Pikmin 3 is a real time strategy game with a heavy emphasis on exploration. You command one of three pilots and start out by amassing an army of Pikmin. This is done by felling large enemies or gathering organic supplies with the little critters and bringing them back to your pod (or ‘onion’ as it’s called) to transform the energy into additional Pikmin. Flowers and other items generally hold pellets which display a numeric value which shows how many you will gain from collecting them. You will need a large army of these little guys to be successful in this game, and will constantly lose them through various hazards. Predators roam the surface of this planet and gobble the Pikmin up. It feels at times like you’re sending your henchmen to their doom which is a little dark for a kid’s game.
Despite the micromanagement that this game requires Pikmin 3 is surprisingly intuitive. You have an on-screen reticule which displays the path you are targeting. After selecting the type of Pikmin you want to send forth (using the L button) you throw them (with the A button) at the area highlighted by your cursor. At this point the little guys interact with whichever object you targeted. If it’s an enemy or barrier they will attack, but if it’s a collectible item they will pick it up (provided you have the required number of Pikmin to lift it) and carry it to where it belongs. After being thrown your Pikmin will work until their task is completed, or stand idle if you weren’t targeting anything. Calling them back is as simple as highlighting them and pressing the ZR button. The basic gameplay is very easy to learn.
When the three different captains in the story meet up gameplay becomes a little more complicated. You can only play as one of these protagonists at a time while the other two follow along with your squad. In a rather interesting twist you have the ability to not only throw your Pikmin, but your inactive captains as well. Pressing the Y button allows you to switch over to another captain, and the game makes use of this in some interesting ways. You can throw a captain and some Pikmin over a chasm, or up on to a ledge and then switch over to them to progress.

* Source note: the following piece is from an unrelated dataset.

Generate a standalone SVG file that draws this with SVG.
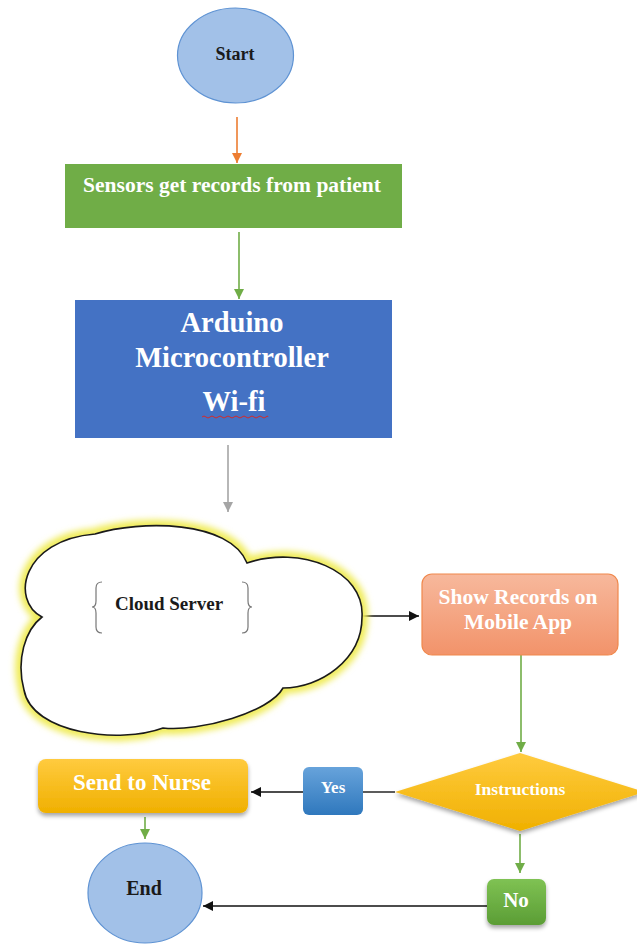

What’s cool is that pikmin come in multiple varieties, and each has their own abilities. The standard type is red which can resist fire, but there’s also yellow pikmin that are immune to electicity, and blue pikmin that are the only type able to travel through water. The game introduces other more specialized pikmin as well. Rock pikmin are slower but can break natural barriers, and flying pikmin that can reach areas others cannot as well as fight airborne foes. While each type is quite different from one another they can all dig holes, fight enemies, and work together to carry heavy items back to the onion. Half the fun is simply in choosing from the various types to bring in your squad.
Progression in this game is handled mostly through exploration. The planet is divided into ‘levels’ if you will and your goal is to make it through collecting fruits and fighting a boss at the end. This isn’t as easy as it sounds; barriers and broken bridges stand in your way as well as a plethora of predators that have a taste for pikmin flesh. The game uses a real-time clock wherein day turns to night, but before the sun sets you have to return to your onion. Any pikmin that did not make the trip back are consumed by nocturnal predators. At the end of each day all collected fruits are converted into juice and are consumed by the crew. Without juice the game ends which makes it extremely important to keep a look out for fruit throughout the various environments.
Despite the game’s violent nature Pikmin 3 is quite a relaxing affair. It’s focused mostly on exploration, and the natural environments are extremely well done. Nintendo did a fantastic job of designing areas that are actually fun to traverse. There’s something extremely Zen about completing menial tasks with your pikmin as they function similarly to ants. Taking your time in these environments is rewarding; I frequently found hidden fruit or other items that I would otherwise have missed. Usually I can’t be bothered to check every nook and cranny in a video game but this was certainly not the case here.
Pikmin 3 isn’t the most technically advanced next generation game. It looks like something that could have easily been done on the Xbox 360 or PlayStation 3. Fortunately the art style is amazing. Pikmin 3′s outdoor environments are extremely well done; they feel more alive and organic than in just about every other game I’ve played. Unlike most modern games Pikmin 3 is extremely colorful and the characters are all cutesy and charming. It may sound odd, but the best looking elements in this game are the fruit. Pears, oranges, kiwis etc. all look extremely juicy and feature amazing texture work. It’s enough to make me hungry. Overall Pikmin 3 is a beautiful game regardless of its technical attributes.
The music fits the laid back themes of this game perfectly. Composed mostly of serene ambient pieces the soundtrack is extremely enjoyable and well done. The music changes as an enemy approaches which is a really useful function for those off screen predators that you wouldn’t otherwise know were close by. The controls are also extremely well done, and Nintendo did a fantastic job of incorporating just about every controller here. You can use the gamepad (which allows for off-screen play), the Wii remote and nunchuck (easily the best method) and even the pro controller is compatible. Controls for each method are responsive and work extremely well.
Pikmin 3 is a special game. As a real time strategy adventure game it’s very unique, and it has that classic Nintendo magic in spades. The relaxing gameplay is a nice change of pace compared to the fast paced shooters that have flooded the market in modern times. The only problem with Pikmin 3 is that it’s short. The game can be completed in under ten hours easily, and that’s kind of a tough sell for a full priced game. Despite that it’s still worth every penny.